Carola Hähnel-Mesnard (ALITHILA, Université de Lille) propose une intervention sur la difficulté de se souvenir de la RDA et d’articuler une mémoire nuancée, qui ne peut se limiter au régime répressif ou à l’«ostalgie».
Dans l’espace public, quand la RDA est évoquée – que ce soit en Allemagne et a fortiori en France – deux représentations existent en effet, l’une axée sur la répression, le régime totalitaire ou du moins qualifié de tel, et l’autre portant sur la fétichisation de la RDA et de ses objets. La première représentation est omniprésente, notamment dans les médias, à la télévision et au cinéma, et s’illustre bien souvent par la surreprésentation des œuvres mettant en scène – parfois de manière caricaturale – la police secrète de RDA, la Stasi (en témoignent, entre autres, deux épisodes de la série française à succès HPI, diffusée sur TF1 et battant tous les records d’audience).

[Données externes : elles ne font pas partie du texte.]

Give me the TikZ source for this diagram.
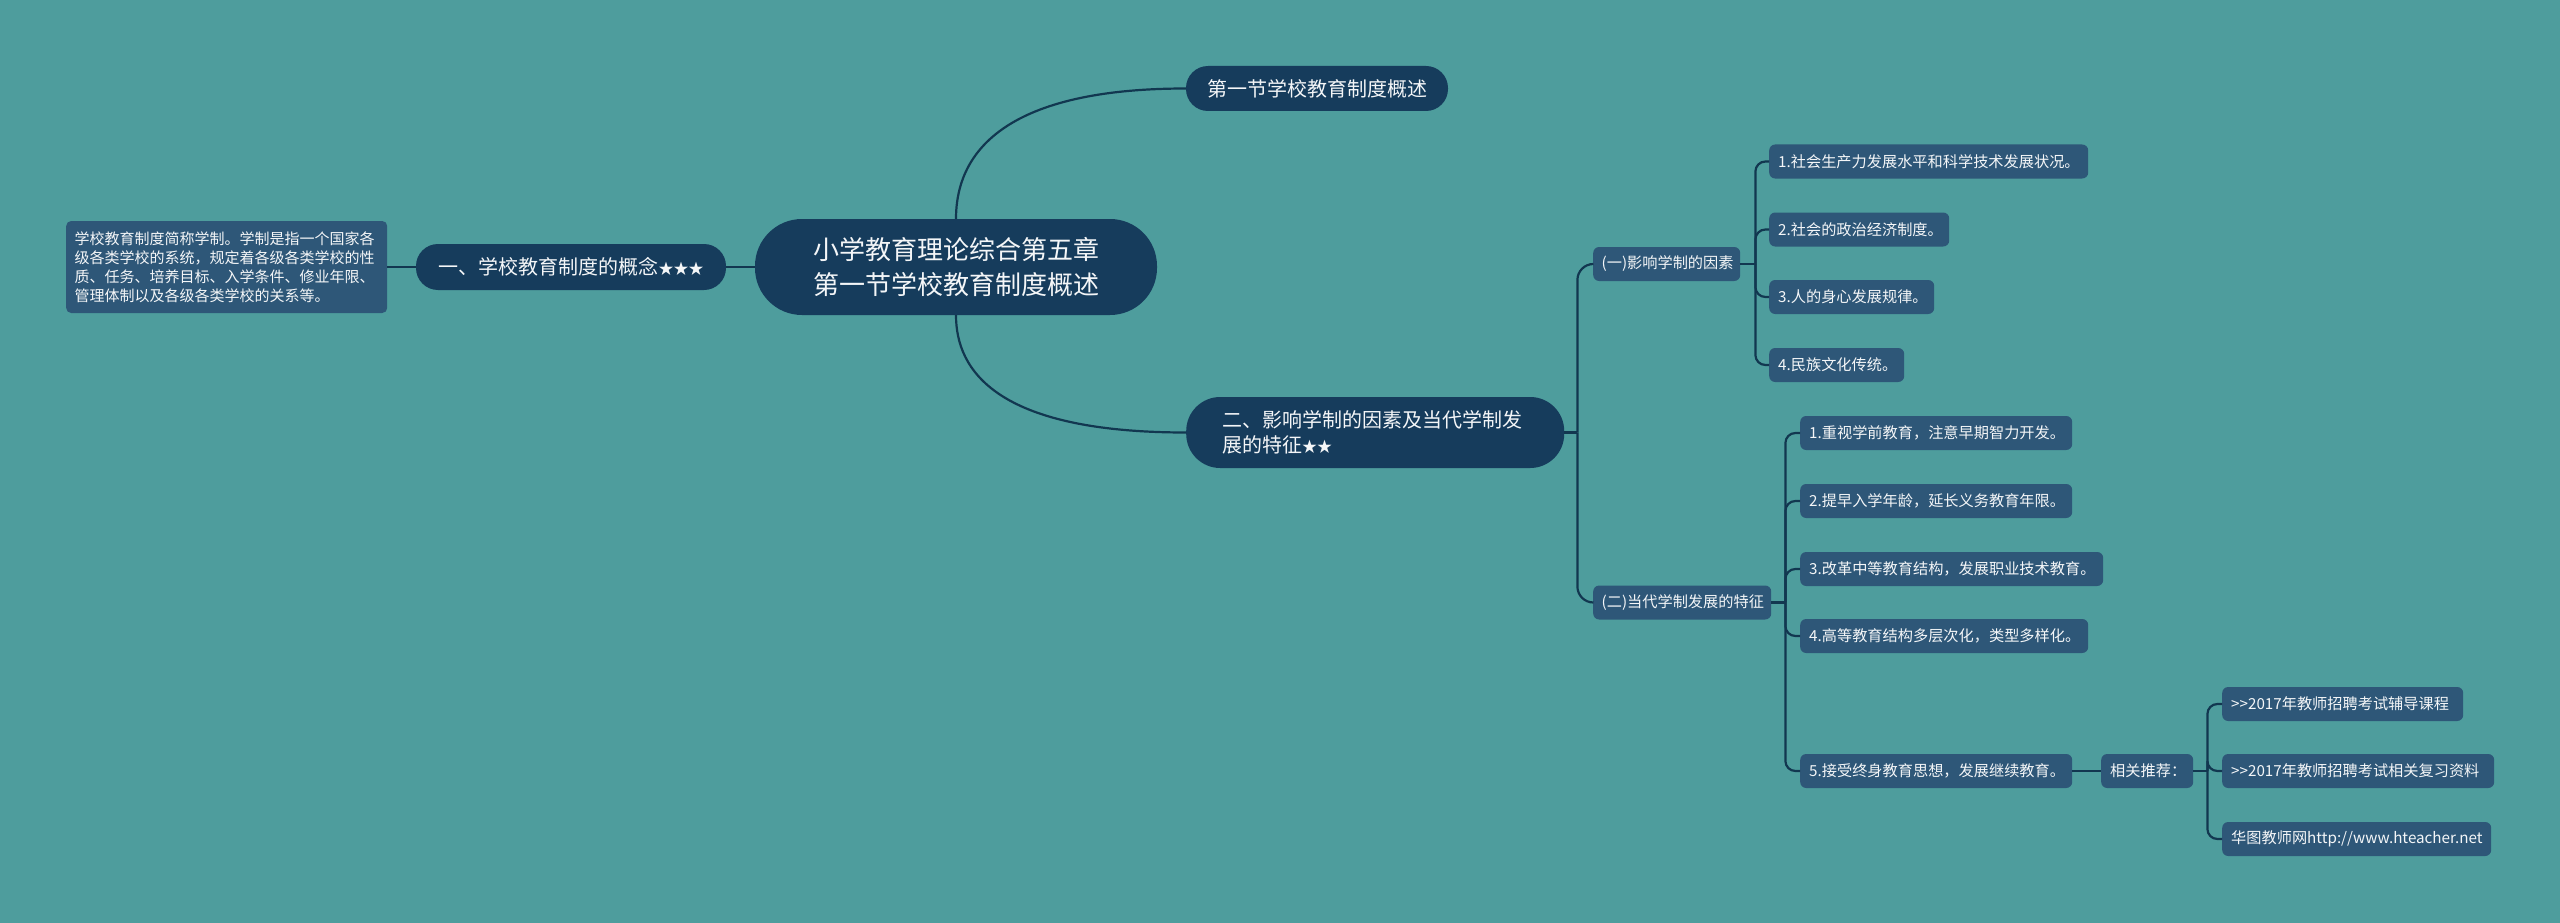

Cette image omniprésente de la répression favorise les analogies entre le régime est-allemand et la dictature du national-socialisme, ce qui encourage une relativisation du nazisme. Or, Hannah Arendt avait déjà souligné l’importance de distinguer régimes autoritaires et totalitaires, et avait invité à employer le terme de «totalitarisme» avec parcimonie. Quant à l’historien Martin Sabrow, il constate un besoin de changement d’optique dans la façon d’appréhender la RDA, qui doit s’effectuer en donnant plus de place à la recherche portant sur la vie quotidienne.

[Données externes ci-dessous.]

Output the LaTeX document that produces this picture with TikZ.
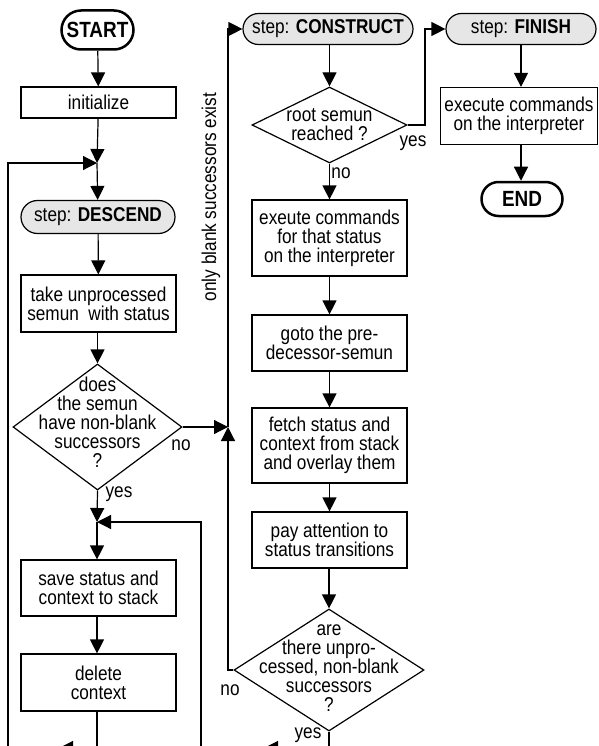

Dès les années 1990, une partie du monde de la recherche recommande de privilégier l’histoire sociale et l’histoire du quotidien, afin de mettre en lumière l’écart entre la volonté de domination de l’état et ce qui est perçu. Ces recommandations ne seront toutefois que partiellement suivies, l’historien Horst Möller considérant ainsi que «la Stasi caractérise mieux la RDA que les crèches». On constate ici une prédominance des récits par et pour des Allemands de l’Ouest, au détriment de l’histoire de la RDA qui est réduite à des clichés. Un exemple frappant se trouve dans le récit Les Amnésiques de Géraldine Schwarz, qui écrit que les Allemands de l’Est «vivaient dans une bulle, où aucune des richesses intellectuelles et culturelles du monde ne pénétrait», ce qui témoigne d’une ignorance, voire d’une méconnaissance de la RDA qui entretient une vision biaisée de la réalité.

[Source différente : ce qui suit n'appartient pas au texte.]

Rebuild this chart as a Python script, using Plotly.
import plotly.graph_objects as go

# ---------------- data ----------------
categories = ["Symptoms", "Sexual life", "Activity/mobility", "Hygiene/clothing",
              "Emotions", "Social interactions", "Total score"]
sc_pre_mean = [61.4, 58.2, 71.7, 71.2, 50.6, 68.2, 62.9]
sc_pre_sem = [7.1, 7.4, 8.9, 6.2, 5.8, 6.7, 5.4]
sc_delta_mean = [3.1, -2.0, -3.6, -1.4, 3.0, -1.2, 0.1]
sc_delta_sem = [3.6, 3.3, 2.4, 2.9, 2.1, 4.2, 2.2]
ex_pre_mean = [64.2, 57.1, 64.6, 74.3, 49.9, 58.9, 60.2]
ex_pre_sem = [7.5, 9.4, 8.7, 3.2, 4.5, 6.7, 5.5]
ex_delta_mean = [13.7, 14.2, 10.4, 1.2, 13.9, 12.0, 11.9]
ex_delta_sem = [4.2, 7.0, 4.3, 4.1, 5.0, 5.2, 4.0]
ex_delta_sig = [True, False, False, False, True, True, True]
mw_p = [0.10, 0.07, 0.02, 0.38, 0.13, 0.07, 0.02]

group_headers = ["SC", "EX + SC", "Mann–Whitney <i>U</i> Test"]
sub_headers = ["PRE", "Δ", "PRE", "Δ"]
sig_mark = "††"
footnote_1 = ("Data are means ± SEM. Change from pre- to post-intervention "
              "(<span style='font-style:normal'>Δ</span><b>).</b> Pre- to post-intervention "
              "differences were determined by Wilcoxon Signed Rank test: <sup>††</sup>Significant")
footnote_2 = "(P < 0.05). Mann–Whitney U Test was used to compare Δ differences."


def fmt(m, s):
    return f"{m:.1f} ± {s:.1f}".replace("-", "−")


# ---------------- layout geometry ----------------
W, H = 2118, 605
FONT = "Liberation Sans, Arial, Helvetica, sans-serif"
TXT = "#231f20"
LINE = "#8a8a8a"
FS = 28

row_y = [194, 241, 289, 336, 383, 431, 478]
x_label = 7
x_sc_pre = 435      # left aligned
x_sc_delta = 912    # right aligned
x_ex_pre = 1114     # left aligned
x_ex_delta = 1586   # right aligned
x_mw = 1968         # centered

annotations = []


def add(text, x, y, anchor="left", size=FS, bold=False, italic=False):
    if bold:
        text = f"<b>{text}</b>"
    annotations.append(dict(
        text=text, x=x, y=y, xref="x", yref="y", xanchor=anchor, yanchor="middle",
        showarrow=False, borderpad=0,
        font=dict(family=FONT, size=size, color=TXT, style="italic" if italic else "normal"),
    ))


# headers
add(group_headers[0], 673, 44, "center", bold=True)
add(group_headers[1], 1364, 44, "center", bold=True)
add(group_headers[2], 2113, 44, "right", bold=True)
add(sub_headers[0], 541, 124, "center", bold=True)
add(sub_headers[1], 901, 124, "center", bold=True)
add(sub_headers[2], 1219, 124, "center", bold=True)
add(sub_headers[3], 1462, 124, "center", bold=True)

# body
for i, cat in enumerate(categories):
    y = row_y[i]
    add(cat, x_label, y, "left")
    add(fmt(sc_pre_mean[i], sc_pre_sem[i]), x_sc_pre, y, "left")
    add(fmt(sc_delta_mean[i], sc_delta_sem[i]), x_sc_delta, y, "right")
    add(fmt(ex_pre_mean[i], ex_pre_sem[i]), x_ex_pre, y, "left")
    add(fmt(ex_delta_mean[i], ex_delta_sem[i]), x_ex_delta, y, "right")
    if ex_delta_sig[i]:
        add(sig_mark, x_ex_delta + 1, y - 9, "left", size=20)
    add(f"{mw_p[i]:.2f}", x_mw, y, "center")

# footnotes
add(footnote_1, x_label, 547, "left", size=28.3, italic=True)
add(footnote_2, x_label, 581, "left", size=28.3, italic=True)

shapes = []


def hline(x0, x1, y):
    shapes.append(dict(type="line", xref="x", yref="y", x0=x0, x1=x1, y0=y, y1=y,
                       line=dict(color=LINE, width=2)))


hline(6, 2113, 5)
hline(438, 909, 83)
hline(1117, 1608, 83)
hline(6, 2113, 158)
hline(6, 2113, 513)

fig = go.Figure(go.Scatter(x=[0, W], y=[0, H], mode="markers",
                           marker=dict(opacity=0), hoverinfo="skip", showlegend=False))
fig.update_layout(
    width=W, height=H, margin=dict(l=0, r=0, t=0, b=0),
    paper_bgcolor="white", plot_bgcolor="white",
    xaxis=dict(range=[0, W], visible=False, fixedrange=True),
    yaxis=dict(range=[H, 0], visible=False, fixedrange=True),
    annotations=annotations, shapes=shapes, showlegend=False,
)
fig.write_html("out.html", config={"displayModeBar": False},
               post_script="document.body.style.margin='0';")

Face au manque d’espace mémoriel propre, les Allemands de l’Est se trouvent donc dessaisis de leur mémoire, marginalisés alors même qu’il s’agit de leur histoire : le récit de leur propre histoire est écrit et raconté par d’autres. La littérature est alors souvent le seul lieu où des représentations plus nuancées peuvent avoir lieu, on peut citer le travail de Lutz Seiler, récompensé en 2023 par le prestigieux prix Georg Büchner.